There was a time when I thought I could do without much of one. As a student in college and graduate school, moving from room to room virtually every year, the desire to keep my possessions down to what could be stuffed into a Toyota Corolla overwhelmed the reptilian instinct to collect. That in itself became a pleasurable asceticism, and it suited my budget. As so often accompanies renunciation, I came to love the forbidden objects--the books--more and more. I learned to bind and sew my own, to cut the pages, and to print, illustrate, and letterpress them. Exactly because space was so limited, I could spend an entire Sunday afternoon at a certain used bookstore agonizing over several possible purchases, of which I would allow myself only one.
Mainly, during that time, my bookshelf was a rotating amalgam of whatever my heart desired from the library--and these were really good university libraries, with miles of shelves and easy access to interlibrary loan. On a whim, I could flit to the cavernous stacks and pick up an answer to whatever curiosity crossed my mind. Along the way to finding it, I'd end up grabbing a few more books that attracted me. Those ugly buildings--they were always ugly--became more than homes away from home. Walking into one, I'd feel as if entering an annex of my own nervous system.
But eventually, inevitably, I moved on from the plenty of universities to a string of tiny New York apartments. My little library came with me. In the months that followed, after a countdown of email warnings, my off-campus access to the University of California's online databases went dead. By then I had already learned that, as sprawling as the New York library systems were, they couldn't satisfy me like the academic ones had before. Getting there took not just a stop on the way to class, but a subway ride and a trudge through the cold. Most of what I wanted, anyhow, was in the closed stacks at 42nd Street, and I couldn't take anything there home with me past the watchful guard of the lions out front.
It was, finally, just me and my bookshelf.
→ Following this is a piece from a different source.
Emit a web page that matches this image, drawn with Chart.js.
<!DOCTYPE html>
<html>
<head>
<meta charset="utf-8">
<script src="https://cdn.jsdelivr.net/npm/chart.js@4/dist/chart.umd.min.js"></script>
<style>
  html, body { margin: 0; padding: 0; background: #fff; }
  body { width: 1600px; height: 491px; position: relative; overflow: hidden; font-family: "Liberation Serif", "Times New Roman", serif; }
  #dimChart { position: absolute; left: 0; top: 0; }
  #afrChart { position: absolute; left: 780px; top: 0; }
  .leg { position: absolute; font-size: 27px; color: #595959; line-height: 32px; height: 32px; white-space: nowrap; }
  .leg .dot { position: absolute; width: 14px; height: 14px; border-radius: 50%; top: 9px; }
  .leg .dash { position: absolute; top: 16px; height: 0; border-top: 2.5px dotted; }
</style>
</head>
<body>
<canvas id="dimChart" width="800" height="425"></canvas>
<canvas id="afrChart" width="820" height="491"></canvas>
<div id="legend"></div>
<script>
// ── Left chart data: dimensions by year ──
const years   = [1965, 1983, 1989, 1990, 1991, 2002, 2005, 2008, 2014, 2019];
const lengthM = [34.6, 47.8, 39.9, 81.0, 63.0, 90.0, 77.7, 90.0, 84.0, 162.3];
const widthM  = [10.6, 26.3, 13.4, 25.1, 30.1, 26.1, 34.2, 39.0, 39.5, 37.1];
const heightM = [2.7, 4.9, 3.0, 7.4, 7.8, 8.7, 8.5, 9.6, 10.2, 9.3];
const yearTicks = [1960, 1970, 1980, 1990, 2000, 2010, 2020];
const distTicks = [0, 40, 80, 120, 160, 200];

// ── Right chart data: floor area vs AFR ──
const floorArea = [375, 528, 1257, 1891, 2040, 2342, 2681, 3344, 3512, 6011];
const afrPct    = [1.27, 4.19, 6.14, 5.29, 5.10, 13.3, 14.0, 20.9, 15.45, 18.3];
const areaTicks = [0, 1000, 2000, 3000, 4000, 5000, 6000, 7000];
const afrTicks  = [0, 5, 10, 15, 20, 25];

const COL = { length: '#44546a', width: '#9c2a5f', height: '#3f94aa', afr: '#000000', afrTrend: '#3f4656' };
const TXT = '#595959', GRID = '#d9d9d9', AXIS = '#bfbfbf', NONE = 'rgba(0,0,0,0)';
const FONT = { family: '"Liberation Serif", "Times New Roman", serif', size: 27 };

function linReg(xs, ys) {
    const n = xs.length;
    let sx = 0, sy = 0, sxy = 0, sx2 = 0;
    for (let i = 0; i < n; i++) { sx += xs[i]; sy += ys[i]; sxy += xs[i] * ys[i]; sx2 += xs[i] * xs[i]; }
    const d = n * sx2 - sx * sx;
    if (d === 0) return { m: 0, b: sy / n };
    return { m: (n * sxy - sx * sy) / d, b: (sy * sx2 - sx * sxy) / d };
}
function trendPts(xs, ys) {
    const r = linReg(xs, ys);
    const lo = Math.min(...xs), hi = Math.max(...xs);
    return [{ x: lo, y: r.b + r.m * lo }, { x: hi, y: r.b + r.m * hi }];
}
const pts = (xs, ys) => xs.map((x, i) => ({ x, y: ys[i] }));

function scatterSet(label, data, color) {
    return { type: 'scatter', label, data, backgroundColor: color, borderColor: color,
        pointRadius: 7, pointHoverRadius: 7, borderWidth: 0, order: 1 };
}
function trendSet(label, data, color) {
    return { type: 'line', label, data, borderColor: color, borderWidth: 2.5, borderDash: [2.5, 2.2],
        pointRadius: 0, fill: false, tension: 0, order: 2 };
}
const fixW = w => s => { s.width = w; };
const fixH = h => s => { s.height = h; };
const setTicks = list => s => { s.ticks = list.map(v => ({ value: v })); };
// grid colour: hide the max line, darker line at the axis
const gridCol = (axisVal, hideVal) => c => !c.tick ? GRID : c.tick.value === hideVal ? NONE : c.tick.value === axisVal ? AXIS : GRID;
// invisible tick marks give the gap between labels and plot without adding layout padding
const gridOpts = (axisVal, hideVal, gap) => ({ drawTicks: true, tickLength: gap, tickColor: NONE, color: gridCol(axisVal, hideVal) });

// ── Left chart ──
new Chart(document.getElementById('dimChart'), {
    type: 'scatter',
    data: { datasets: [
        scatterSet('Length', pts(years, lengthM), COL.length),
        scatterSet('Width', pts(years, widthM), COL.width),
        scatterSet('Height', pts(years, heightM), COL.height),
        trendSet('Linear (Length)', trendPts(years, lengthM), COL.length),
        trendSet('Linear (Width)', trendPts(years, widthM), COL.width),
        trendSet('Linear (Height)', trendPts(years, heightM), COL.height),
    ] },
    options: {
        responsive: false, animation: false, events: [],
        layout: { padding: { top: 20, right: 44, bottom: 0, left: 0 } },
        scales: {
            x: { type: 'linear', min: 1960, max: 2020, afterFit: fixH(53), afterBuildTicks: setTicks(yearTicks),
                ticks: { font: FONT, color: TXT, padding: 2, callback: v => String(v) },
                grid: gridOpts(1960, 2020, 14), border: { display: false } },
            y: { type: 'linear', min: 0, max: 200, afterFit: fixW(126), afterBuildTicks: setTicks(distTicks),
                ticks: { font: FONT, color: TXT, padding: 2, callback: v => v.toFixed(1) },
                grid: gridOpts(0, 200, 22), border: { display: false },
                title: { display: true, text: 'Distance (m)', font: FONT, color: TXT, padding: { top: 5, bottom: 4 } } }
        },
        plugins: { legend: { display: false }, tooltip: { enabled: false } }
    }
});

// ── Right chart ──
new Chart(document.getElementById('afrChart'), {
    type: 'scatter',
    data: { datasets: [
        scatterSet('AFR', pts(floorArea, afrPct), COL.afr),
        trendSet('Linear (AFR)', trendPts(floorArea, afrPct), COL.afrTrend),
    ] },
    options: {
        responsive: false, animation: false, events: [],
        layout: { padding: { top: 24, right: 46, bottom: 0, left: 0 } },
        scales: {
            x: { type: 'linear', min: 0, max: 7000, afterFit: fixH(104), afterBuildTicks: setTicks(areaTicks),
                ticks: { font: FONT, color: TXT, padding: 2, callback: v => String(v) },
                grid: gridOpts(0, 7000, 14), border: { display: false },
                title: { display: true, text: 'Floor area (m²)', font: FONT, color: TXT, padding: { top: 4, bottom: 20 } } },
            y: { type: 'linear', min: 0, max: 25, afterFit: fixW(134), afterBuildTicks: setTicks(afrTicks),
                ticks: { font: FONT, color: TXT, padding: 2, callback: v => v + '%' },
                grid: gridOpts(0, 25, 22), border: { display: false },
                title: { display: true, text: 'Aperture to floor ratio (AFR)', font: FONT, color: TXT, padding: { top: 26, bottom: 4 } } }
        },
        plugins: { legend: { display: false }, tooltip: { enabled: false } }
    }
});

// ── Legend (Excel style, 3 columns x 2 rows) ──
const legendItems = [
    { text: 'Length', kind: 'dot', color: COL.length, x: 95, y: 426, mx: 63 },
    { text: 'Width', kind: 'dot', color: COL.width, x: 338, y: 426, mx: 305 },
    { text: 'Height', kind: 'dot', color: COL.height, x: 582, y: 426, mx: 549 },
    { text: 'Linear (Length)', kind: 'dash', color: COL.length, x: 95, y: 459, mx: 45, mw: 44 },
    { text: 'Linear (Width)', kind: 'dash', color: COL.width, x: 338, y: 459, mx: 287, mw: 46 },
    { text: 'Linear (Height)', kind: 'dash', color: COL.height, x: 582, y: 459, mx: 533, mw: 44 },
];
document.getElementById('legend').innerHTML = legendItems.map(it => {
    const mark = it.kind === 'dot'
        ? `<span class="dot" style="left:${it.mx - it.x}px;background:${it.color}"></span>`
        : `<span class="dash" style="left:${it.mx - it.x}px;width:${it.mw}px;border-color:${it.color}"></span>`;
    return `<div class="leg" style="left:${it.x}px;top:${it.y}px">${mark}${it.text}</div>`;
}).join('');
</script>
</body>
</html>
At first it wasn't even a shelf at all, but piles of books scattered around my room on the floor, as orderly as I could manage and as high as they'd get before tumbling. The collection I had was a good one--largely unfashionable theologies, seductive philosophies, and my prized bestsellers from the 1970s about ancient alien gods and futures unrealized--but so much was missing. I was in New York to write and to think, and I would find myself turning to those stacks in desperation for a connection, a memory, or the loosest association. What suddenly became most evident were the absences, the missing books I could hazily remember having read and digested, yet which would need referring to again. They had turned, terrifyingly, into phantom limbs.
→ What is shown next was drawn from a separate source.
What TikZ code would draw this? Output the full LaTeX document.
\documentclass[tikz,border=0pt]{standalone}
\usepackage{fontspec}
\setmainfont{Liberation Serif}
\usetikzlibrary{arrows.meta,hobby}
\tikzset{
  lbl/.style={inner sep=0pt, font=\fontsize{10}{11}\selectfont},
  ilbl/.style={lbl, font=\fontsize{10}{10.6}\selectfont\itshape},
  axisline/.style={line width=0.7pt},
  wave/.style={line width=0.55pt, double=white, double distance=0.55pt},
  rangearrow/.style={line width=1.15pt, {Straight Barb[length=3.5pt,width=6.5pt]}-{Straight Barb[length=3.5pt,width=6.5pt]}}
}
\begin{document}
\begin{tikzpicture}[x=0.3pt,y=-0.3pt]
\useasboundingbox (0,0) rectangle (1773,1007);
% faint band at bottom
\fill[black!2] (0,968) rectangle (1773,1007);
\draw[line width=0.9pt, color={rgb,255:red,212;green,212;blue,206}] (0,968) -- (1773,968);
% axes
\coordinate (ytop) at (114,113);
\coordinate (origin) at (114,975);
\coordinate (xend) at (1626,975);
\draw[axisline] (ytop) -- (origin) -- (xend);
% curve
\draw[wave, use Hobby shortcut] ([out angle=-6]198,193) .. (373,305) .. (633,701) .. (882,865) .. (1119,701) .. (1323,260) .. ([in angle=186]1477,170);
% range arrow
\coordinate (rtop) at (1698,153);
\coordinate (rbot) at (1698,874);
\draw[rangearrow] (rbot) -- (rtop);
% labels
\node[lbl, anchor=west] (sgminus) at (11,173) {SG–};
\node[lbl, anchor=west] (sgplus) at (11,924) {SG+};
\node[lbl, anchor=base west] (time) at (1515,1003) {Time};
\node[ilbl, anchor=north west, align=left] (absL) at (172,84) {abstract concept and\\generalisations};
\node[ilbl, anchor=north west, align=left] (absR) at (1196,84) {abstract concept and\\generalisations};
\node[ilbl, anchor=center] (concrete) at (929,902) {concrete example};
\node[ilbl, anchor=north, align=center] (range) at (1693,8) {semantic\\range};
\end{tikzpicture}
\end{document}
Having at last found a stable place to live, one with wooden shelves already mounted on the walls, I shed the old asceticism and began the process of reassembly. Review copies that come in the mail have helped, and I balance out their novelty with trips to the dustier corners of bookshops and antique stores. But just as I've begun holding on to books, the technology of paper and print drifts into obsolescence, with only unfulfilled techno-corporate promises to replace them. The point here isn't to be steampunk; I'll take my library in any form, so long as it will never abandon me again. Something very basic is at stake.